DIRECTION => Everything from the first line down to the line containing "const daysB = ['Day" is to be retyped exactly, both ends included, with pictures left out.

SUPPLIED DATA =>
****************************************

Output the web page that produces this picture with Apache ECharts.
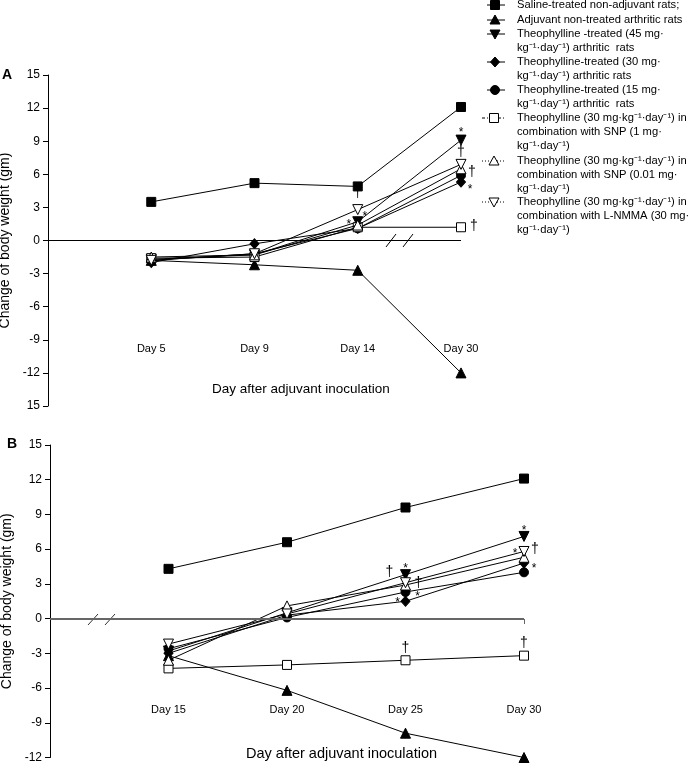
<!DOCTYPE html>
<html><head><meta charset="utf-8">
<script src="https://cdn.jsdelivr.net/npm/echarts@6/dist/echarts.min.js"></script>
<style>html,body{margin:0;padding:0;background:#fff}#c{width:691px;height:767px}</style>
</head><body><div id="c"></div>
<script>
// ---------- DATA ----------
const daysA = ['Day 5', 'Day 9', 'Day 14', 'Day 30'];
const daysB = ['Day 15', 'Day 20', 'Day 25', 'Day 30'];

const groupNames = [
  'Saline-treated non-adjuvant rats;',
  'Adjuvant non-treated arthritic rats',
  'Theophylline -treated (45 mg·\nkg⁻¹·day⁻¹) arthritic  rats',
  'Theophylline-treated (30 mg·\nkg⁻¹·day⁻¹) arthritic rats',
  'Theophylline-treated (15 mg·\nkg⁻¹·day⁻¹) arthritic  rats',
  'Theophylline (30 mg·kg⁻¹·day⁻¹) in\ncombination with SNP (1 mg·\nkg⁻¹·day⁻¹)',
  'Theophylline (30 mg·kg⁻¹·day⁻¹) in\ncombination with SNP (0.01 mg·\nkg⁻¹·day⁻¹)',
  'Theophylline (30 mg·kg⁻¹·day⁻¹) in\ncombination with L-NMMA (30 mg·\nkg⁻¹·day⁻¹)'
];

// Panel A (change of body weight, gm)
const salineA  = [3.5, 5.2, 4.9, 12.1];
const adjuvA   = [-1.8, -2.2, -2.7, -12.0];
const theo45A  = [-1.7, -1.3, 1.7, 9.1];
const theo30A  = [-2.0, -0.3, 1.1, 5.3];
const theo15A  = [-1.8, -1.2, 1.1, 5.9];
const snp1A    = [-1.6, -1.5, 1.2, 1.2];
const snp001A  = [-1.5, -1.3, 1.4, 6.5];
const lnmmaA   = [-1.8, -1.2, 2.8, 6.9];

// Panel B
const salineB  = [4.3, 6.6, 9.6, 12.1];
const adjuvB   = [-3.2, -6.2, -9.9, -12.0];
const theo45B  = [-2.8, 0.5, 3.8, 7.1];
const theo30B  = [-3.0, 0.3, 1.5, 4.8];
const theo15B  = [-2.6, 0.1, 2.3, 4.0];
const snp1B    = [-4.3, -4.0, -3.6, -3.2];
const snp001B  = [-3.6, 1.1, 2.9, 5.3];
const lnmmaB   = [-2.2, 0.4, 3.1, 5.8];

// y tick labels (bottom to top); panel A's bottom label reads "15" in the original
const yLabelsA = ['15', '-12', '-9', '-6', '-3', '0', '3', '6', '9', '12', '15'];
const yLabelsB = ['-12', '-9', '-6', '-3', '0', '3', '6', '9', '12', '15'];

// significance marks: [series index, day index, mark]
const notesA = [[7, 2, '†'], [2, 2, '*'], [7, 2, '*'], [2, 3, '*'], [2, 3, '†'], [4, 3, '†'], [3, 3, '*'], [5, 3, '†']];
const notesB = [[2, 2, '†'], [2, 2, '*'], [7, 2, '†'], [3, 2, '*'], [4, 2, '*'], [5, 2, '†'],
                [2, 3, '*'], [7, 3, '*'], [7, 3, '†'], [3, 3, '*'], [5, 3, '†']];

// ---------- LAYOUT / STYLE ----------
const noteOffsetsA = [[0, -16], [-9, 0], [7, 4], [0, -10], [0, 12], [11, -3], [9, 5], [13, -1]];
const noteOffsetsB = [[-16, -2], [0, -9], [13, 0], [-8, -2], [12, 2], [0, -12],
                      [0, -9], [-9, -1], [11, -2], [10, 3], [0, -13]];

const FONT = '"Liberation Sans", Arial, Helvetica, sans-serif';
const symStyles = [
  { symbol: 'rect', size: 9, fill: '#000', rotate: 0 },
  { symbol: 'triangle', size: 10, fill: '#000', rotate: 0 },
  { symbol: 'triangle', size: 10, fill: '#000', rotate: 180 },
  { symbol: 'diamond', size: [9, 10], fill: '#000', rotate: 0 },
  { symbol: 'circle', size: 9, fill: '#000', rotate: 0 },
  { symbol: 'rect', size: 9, fill: '#fff', rotate: 0 },
  { symbol: 'triangle', size: 10, fill: '#fff', rotate: 0 },
  { symbol: 'triangle', size: 10, fill: '#fff', rotate: 180 }
];

const panelA = [salineA, adjuvA, theo45A, theo30A, theo15A, snp1A, snp001A, lnmmaA];
const panelB = [salineB, adjuvB, theo45B, theo30B, theo15B, snp1B, snp001B, lnmmaB];

function buildSeries(panel, days, notes, offsets, axisIdx, zeroStyle) {
  return panel.map((vals, i) => {
    const st = symStyles[i];
    const marks = [];
    notes.forEach((n, k) => {
      if (n[0] !== i) return;
      const isStar = n[2] === '*';
      marks.push({
        coord: [days[n[1]], vals[n[1]]],
        symbol: 'circle', symbolSize: 1,
        itemStyle: { color: 'rgba(0,0,0,0)' },
        label: {
          show: true, formatter: n[2], position: 'inside',
          offset: [offsets[k][0], offsets[k][1] + (isStar ? 3 : 0)],
          color: '#000', fontFamily: FONT, fontSize: isStar ? 12 : 14
        }
      });
    });
    const s = {
      type: 'line',
      name: groupNames[i].replace(/\n/g, ' '),
      xAxisIndex: axisIdx, yAxisIndex: axisIdx,
      data: days.map((d, j) => [d, vals[j]]),
      symbol: st.symbol, symbolSize: st.size, symbolRotate: st.rotate,
      showSymbol: true,
      lineStyle: { color: '#000', width: 1 },
      itemStyle: { color: st.fill, borderColor: '#000', borderWidth: 1 },
      emphasis: { disabled: true },
      z: 3 + i * 0.01,
      markPoint: marks.length ? { data: marks, silent: true, animation: false, z: 10 } : undefined
    };
    if (i === 0) {
      s.markLine = {
        silent: true, symbol: ['none', 'none'], animation: false,
        label: { show: false },
        lineStyle: zeroStyle,
        data: [{ yAxis: 0 }]
      };
    }
    return s;
  });
}

const chart = echarts.init(document.getElementById('c'), null, { renderer: 'canvas' });

function yAxisCfg(idx, min, max, labels, gap) {
  return {
    type: 'value', gridIndex: idx, min: min, max: max, interval: 3,
    name: 'Change of body weight (gm)', nameLocation: 'middle', nameGap: gap, nameRotate: 90,
    nameTextStyle: { fontFamily: FONT, fontSize: 14, color: '#000' },
    axisLine: { show: true, lineStyle: { color: '#000', width: 1 } },
    axisTick: { show: true, length: 5, lineStyle: { color: '#000' } },
    splitLine: { show: false },
    axisLabel: {
      fontFamily: FONT, fontSize: 12, color: '#000', margin: 8,
      formatter: v => labels[Math.round((v - min) / 3)]
    }
  };
}
function xAxisCfg(idx, days, offset) {
  return {
    type: 'category', gridIndex: idx, data: [''].concat(days), boundaryGap: false,
    position: 'bottom', offset: offset,
    axisLine: { show: false }, axisTick: { show: false }, splitLine: { show: false },
    axisLabel: { interval: 0, fontFamily: FONT, fontSize: 11, color: '#000' }
  };
}

const legendRows = [5, 20, 34, 62, 90, 118, 161, 202];
const legendGraphics = [];
legendRows.forEach((y, i) => {
  const st = symStyles[i];
  const cx = i < 5 ? 495 : 494;
  const dash = i < 5 ? null : (i === 5 ? [3, 2, 1, 2] : [1, 2]);
  legendGraphics.push({
    type: 'line', shape: { x1: i < 5 ? 487 : 482, y1: y, x2: 505, y2: y },
    style: { stroke: '#000', lineWidth: 1, lineDash: dash }
  });
  const style = { fill: st.fill, stroke: '#000', lineWidth: 1 };
  let el;
  if (st.symbol === 'rect') el = { type: 'rect', shape: { x: cx - 4.5, y: y - 4.5, width: 9, height: 9 }, style };
  else if (st.symbol === 'circle') el = { type: 'circle', shape: { cx: cx, cy: y, r: 4.5 }, style };
  else if (st.symbol === 'diamond') el = { type: 'polygon', shape: { points: [[cx, y - 5], [cx + 4.5, y], [cx, y + 5], [cx - 4.5, y]] }, style };
  else if (st.rotate === 180) el = { type: 'polygon', shape: { points: [[cx - 5, y - 4], [cx + 5, y - 4], [cx, y + 5]] }, style };
  else el = { type: 'polygon', shape: { points: [[cx, y - 5], [cx + 5, y + 4], [cx - 5, y + 4]] }, style };
  legendGraphics.push(el);
  legendGraphics.push({
    type: 'text', left: 517, top: y - 7,
    style: { text: groupNames[i], fontFamily: FONT, fontSize: 11.2, lineHeight: 14, fill: '#000' }
  });
});

const decor = [
  // break marks on zero line, panel A
  { type: 'line', shape: { x1: 386, y1: 247, x2: 396, y2: 234 }, style: { stroke: '#000', lineWidth: 1 } },
  { type: 'line', shape: { x1: 403, y1: 247, x2: 413, y2: 234 }, style: { stroke: '#000', lineWidth: 1 } },
  // break marks on zero line, panel B
  { type: 'rect', shape: { x: 93, y: 617, width: 16, height: 4 }, style: { fill: '#fff' } },
  { type: 'line', shape: { x1: 88, y1: 625, x2: 98, y2: 614 }, style: { stroke: '#333', lineWidth: 1 } },
  { type: 'line', shape: { x1: 105, y1: 625, x2: 115, y2: 614 }, style: { stroke: '#333', lineWidth: 1 } },
  { type: 'line', shape: { x1: 524.5, y1: 619, x2: 524.5, y2: 624 }, style: { stroke: '#666', lineWidth: 1 } },
  // panel letters and axis titles
  { type: 'text', left: 2, top: 68, style: { text: 'A', fontFamily: FONT, fontSize: 14, fontWeight: 'bold', fill: '#000' } },
  { type: 'text', left: 7, top: 437, style: { text: 'B', fontFamily: FONT, fontSize: 14, fontWeight: 'bold', fill: '#000' } },
  { type: 'text', left: 212, top: 382, style: { text: 'Day after adjuvant inoculation', fontFamily: FONT, fontSize: 13.5, fill: '#000' } },
  { type: 'text', left: 246, top: 746, style: { text: 'Day after adjuvant inoculation', fontFamily: FONT, fontSize: 14.5, fill: '#000' } }
];

const option = {
  animation: false,
  backgroundColor: '#fff',
  textStyle: { fontFamily: FONT },
  grid: [
    { left: 48, top: 75, width: 413, height: 331, containLabel: false, outerBoundsMode: 'none' },
    { left: 50, top: 445, width: 474, height: 312.5, containLabel: false, outerBoundsMode: 'none' }
  ],
  xAxis: [xAxisCfg(0, daysA, -71), xAxisCfg(1, daysB, -61)],
  yAxis: [yAxisCfg(0, -15, 15, yLabelsA, 28), yAxisCfg(1, -12, 15, yLabelsB, 30)],
  series: buildSeries(panelA, daysA, notesA, noteOffsetsA, 0, { color: '#000', width: 1, type: 'solid' })
    .concat(buildSeries(panelB, daysB, notesB, noteOffsetsB, 1, { color: '#666', width: 2, type: 'solid' })),
  graphic: legendGraphics.concat(decor)
};
chart.setOption(option);
</script></body></html>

****************************************

FULL SOLUTION =>
Output the web page that produces this picture with Apache ECharts.
<!DOCTYPE html>
<html><head><meta charset="utf-8">
<script src="https://cdn.jsdelivr.net/npm/echarts@6/dist/echarts.min.js"></script>
<style>html,body{margin:0;padding:0;background:#fff}#c{width:691px;height:767px}</style>
</head><body><div id="c"></div>
<script>
// ---------- DATA ----------
const daysA = ['Day 5', 'Day 9', 'Day 14', 'Day 30'];
const daysB = ['Day 15', 'Day 20', 'Day 25', 'Day 30'];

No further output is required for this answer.